The challenge would be to be able to accurate say if the power is on or off, in a blind experiment… that is, you are in a room with no electric devices turned on - and you can’t hear a tv or radio playing its station or white noise or that sort of thing… You can’t be exactly on the otherwise of a wall to the refrigerator … you are five metres from any refridgerator freezer and that sort of thing. Central heating/air con unit has to be off because like, it hums big time.
Zombie thread I know, but I just wanted to chime in. I find that a lot of wall chargers for phones etc give off a distinctive hissing-type buzz when they have no load. When charging they are silent but once the device is charged the circuit changes and the hissing commences…!
There’s an explanation for this: When your switched mode power supply is running into a moderate to full load then the voltage (or current if it’s a current output) is regulated by altering the width of the pulses in the output pulse train; a narrower pulse means less output voltage/current, and vice-versa.
However, under very light loads the system reaches a point where it can’t make the pulses any narrower due to various technical limitations. To avoid an overvoltage/overcurrent condition the regulator has no choice but to start missing out pulses. Some systems miss out the odd pulse or two here and there, which is known as Pulse Skipping. Other systems employ a series of pulse bursts, which is a short train of pulses followed by a significant pulse-free gap - this is known as Burst Mode.
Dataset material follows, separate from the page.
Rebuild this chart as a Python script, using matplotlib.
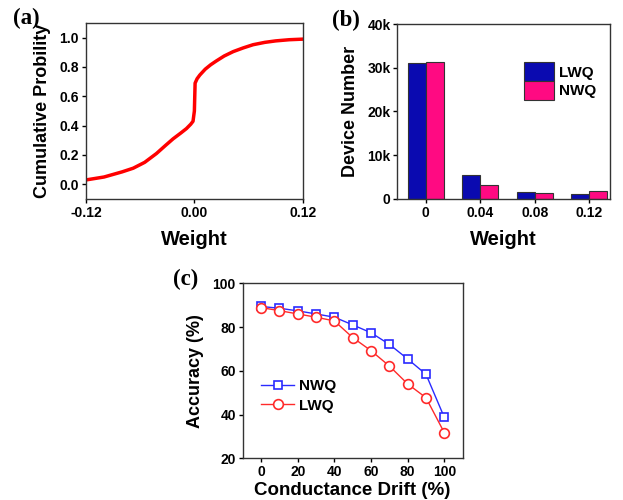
import numpy as np
import matplotlib.pyplot as plt

plt.rcParams['font.family'] = ['Liberation Sans', 'DejaVu Sans']
plt.rcParams['font.weight'] = 'bold'

# (a) cumulative probability curve
cdf_w = [-0.12, -0.10, -0.08, -0.0677, -0.055, -0.042, -0.032, -0.0236, -0.015, -0.0088,
         -0.004, -0.0015, 0.0, 0.0008, 0.003, 0.006, 0.012, 0.018, 0.024, 0.033, 0.043,
         0.054, 0.065, 0.078, 0.09, 0.105, 0.12]
cdf_p = [0.03, 0.05, 0.085, 0.11, 0.15, 0.21, 0.265, 0.31, 0.35, 0.38,
         0.41, 0.43, 0.50, 0.69, 0.72, 0.745, 0.785, 0.815, 0.84, 0.875, 0.905,
         0.93, 0.952, 0.968, 0.978, 0.986, 0.99]

# (b) device counts
weights = ['0', '0.04', '0.08', '0.12']
lwq_count = [31000, 5400, 1600, 1100]
nwq_count = [31400, 3200, 1400, 1900]

# (c) accuracy vs drift
drift = [0, 10, 20, 30, 40, 50, 60, 70, 80, 90, 100]
acc_nwq = [89.4, 88.6, 87.4, 86.0, 84.5, 81.0, 77.4, 72.1, 65.4, 58.4, 38.7]
acc_lwq = [88.9, 87.5, 86.0, 84.5, 82.8, 75.2, 69.2, 62.2, 54.0, 47.7, 31.7]

fig = plt.figure(figsize=(6.23, 5.0), dpi=100)

def style(ax):
    for s in ax.spines.values():
        s.set_linewidth(1.0)
        s.set_color('#333333')
    ax.tick_params(direction='out', length=3, width=1, labelsize=10, pad=2)
    for lab in ax.get_xticklabels() + ax.get_yticklabels():
        lab.set_fontweight('bold')

# panel (a)
ax1 = fig.add_axes([0.138, 0.602, 0.348, 0.352])
ax1.plot(cdf_w, cdf_p, color='#ff0000', lw=2.5)
ax1.set_xlim(-0.12, 0.12)
ax1.set_ylim(-0.1, 1.1)
ax1.set_xticks([-0.12, 0.0, 0.12])
ax1.set_xticklabels(['-0.12', '0.00', '0.12'])
ax1.set_yticks([0.0, 0.2, 0.4, 0.6, 0.8, 1.0])
ax1.set_yticklabels(['0.0', '0.2', '0.4', '0.6', '0.8', '1.0'])
ax1.set_xlabel('Weight', fontsize=14.5, fontweight='bold', labelpad=7)
ax1.set_ylabel('Cumulative Probility', fontsize=13, fontweight='bold', labelpad=6)
style(ax1)

# panel (b)
ax2 = fig.add_axes([0.638, 0.602, 0.341, 0.350])
x = np.arange(len(weights))
bw = 0.33
ax2.bar(x - bw / 2, lwq_count, bw, color='#0a0ab0', edgecolor='#333333', lw=0.8, label='LWQ')
ax2.bar(x + bw / 2, nwq_count, bw, color='#ff0a82', edgecolor='#333333', lw=0.8, label='NWQ')
ax2.set_xlim(-0.52, 3.38)
ax2.set_ylim(0, 40000)
ax2.set_xticks(x)
ax2.set_xticklabels(weights)
ax2.set_yticks([0, 10000, 20000, 30000, 40000])
ax2.set_yticklabels(['0', '10k', '20k', '30k', '40k'])
ax2.set_xlabel('Weight', fontsize=14.5, fontweight='bold', labelpad=7)
ax2.set_ylabel('Device Number', fontsize=13, fontweight='bold', labelpad=6)
ax2.legend(loc='upper right', bbox_to_anchor=(1.0, 0.86), frameon=False,
           handlelength=2.0, handleheight=1.5, handletextpad=0.3, labelspacing=0.0,
           prop={'weight': 'bold', 'size': 11})
style(ax2)

# panel (c)
ax3 = fig.add_axes([0.3896, 0.0834, 0.353, 0.350])
ax3.plot(drift, acc_nwq, color='#2a2aff', lw=1.0, marker='s', ms=6, mfc='white',
         mec='#2a2aff', mew=1.2, label='NWQ')
ax3.plot(drift, acc_lwq, color='#ff2a2a', lw=1.0, marker='o', ms=7, mfc='white',
         mec='#ff2a2a', mew=1.2, label='LWQ')
ax3.set_xlim(-10, 110)
ax3.set_ylim(20, 100)
ax3.set_xticks([0, 20, 40, 60, 80, 100])
ax3.set_yticks([20, 40, 60, 80, 100])
ax3.set_xlabel('Conductance Drift (%)', fontsize=13.5, fontweight='bold', labelpad=2)
ax3.set_ylabel('Accuracy (%)', fontsize=13, fontweight='bold', labelpad=6)
ax3.legend(loc='upper left', bbox_to_anchor=(0.02, 0.53), frameon=False,
           handlelength=2.2, handletextpad=0.3, labelspacing=0.35,
           prop={'weight': 'bold', 'size': 11})
style(ax3)

for lbl, xx, yy in [('(a)', 0.021, 0.963), ('(b)', 0.533, 0.960), ('(c)', 0.278, 0.442)]:
    fig.text(xx, yy, lbl, fontsize=16.5, fontweight='bold', family='Liberation Serif',
             va='center', ha='left')

fig.savefig('out.png', dpi=100)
If a continuous train of pulses has frequency components above the human audio range then it’s generally inaudible (though some people have special powers and can pick this up), but as soon as pulses are being skipped then the frequency spectrum can intrude into the audio range. Normally it’s an inductor or transformer that produces the sound due to magneto-restriction, but cheap ceramic capacitors (i.e. almost every ceramic cap that isn’t a C0G dielectric) also make good little transducers due to the piezoelectric effect.
I am wary of switched mode power supplies that make hissing/spitting noises, as it’s generally indicative of a poorly tuned control loop. A well designed supply might sing a little, and that’s OK, but hissing and spitting means that there’s a large degree of chaos in the pulse skipping due to the control loop not being very stable.
I always remembered that “ultrasonic” sound when a TV was turned on. Started as a burst that then rose out of my perception. Sort of like it got quieter as it rose, but not really.